English lavender (Lavandula angustifolia) essential oil has been used for centuries to reduce pain, combat infection, reduce anxiety and promote relaxation. Like other essential oils, lavender essential oil is very concentrated; at least 60 lbs of lavender flowers typically are used to make 16 fluid ounces of the oil. The oil is used in detergents, baked goods, candles, cosmetics, body powder, massage oil, shampoo, soap, perfume, and tea. It is also an ingredient in some breast enlargement pills and creams. Some cancer patients are receiving aromatherapy massage using lavender essential oil.

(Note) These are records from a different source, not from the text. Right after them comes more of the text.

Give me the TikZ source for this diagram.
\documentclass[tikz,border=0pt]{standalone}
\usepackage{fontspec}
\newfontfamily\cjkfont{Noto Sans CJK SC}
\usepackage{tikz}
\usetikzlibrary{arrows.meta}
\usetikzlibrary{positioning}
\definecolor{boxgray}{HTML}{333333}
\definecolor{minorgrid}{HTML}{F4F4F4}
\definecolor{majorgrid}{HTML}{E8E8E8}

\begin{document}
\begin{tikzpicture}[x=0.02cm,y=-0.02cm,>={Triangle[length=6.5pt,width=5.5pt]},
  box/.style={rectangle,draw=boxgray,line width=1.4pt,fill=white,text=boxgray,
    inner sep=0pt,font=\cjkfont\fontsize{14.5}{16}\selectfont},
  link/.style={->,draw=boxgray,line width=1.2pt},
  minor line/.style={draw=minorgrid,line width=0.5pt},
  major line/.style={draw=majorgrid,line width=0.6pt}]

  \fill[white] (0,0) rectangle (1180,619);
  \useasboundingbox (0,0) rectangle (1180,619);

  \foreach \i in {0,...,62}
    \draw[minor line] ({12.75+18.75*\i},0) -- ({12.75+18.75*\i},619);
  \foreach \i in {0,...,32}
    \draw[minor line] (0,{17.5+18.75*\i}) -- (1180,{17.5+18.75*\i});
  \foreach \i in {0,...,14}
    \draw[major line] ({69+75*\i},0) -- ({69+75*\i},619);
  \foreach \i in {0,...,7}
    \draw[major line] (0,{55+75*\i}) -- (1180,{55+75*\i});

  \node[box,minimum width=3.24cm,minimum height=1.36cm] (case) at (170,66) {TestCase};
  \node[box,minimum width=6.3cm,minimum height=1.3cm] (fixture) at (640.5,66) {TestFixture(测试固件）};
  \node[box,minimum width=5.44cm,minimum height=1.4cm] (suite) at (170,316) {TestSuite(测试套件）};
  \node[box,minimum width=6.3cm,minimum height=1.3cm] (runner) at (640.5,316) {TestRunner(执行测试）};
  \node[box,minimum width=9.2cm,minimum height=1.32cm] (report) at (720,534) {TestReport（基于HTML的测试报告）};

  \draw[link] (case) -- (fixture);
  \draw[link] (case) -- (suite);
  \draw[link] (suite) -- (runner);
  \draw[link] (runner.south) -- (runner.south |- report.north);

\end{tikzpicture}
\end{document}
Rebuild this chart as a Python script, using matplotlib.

Breast cancer-related effects of eating lavender
Lavender essential oil has been shown to have a high antioxidant content and a component of lavender, perillyl alcohol, has been studied in cancer prevention. However, lavender essential oil (in the concentrations found in commercial hair care and body cream products) was reported to cause breast enlargement in otherwise healthy and normal boys in one well-known 2007 New England Journal of Medicine article. A 2018 follow-up study confirmed the finding of estrogenic effects of lavender-containing skin products. Lavender essential oil appears to have estrogenic properties and should be avoided.
Use of lavender products can trigger allergic contact dermatitis and allergic reactions to lavender are not uncommon. For example, lavender flower satchels placed inside pillowcases have been found to cause facial rashes in some individuals. Lavender baby products probably should be avoided.
Note that while we are continually searching for new evidence specifically concerning lavender, there is not much interest in it among breast cancer researchers, so few studies are available.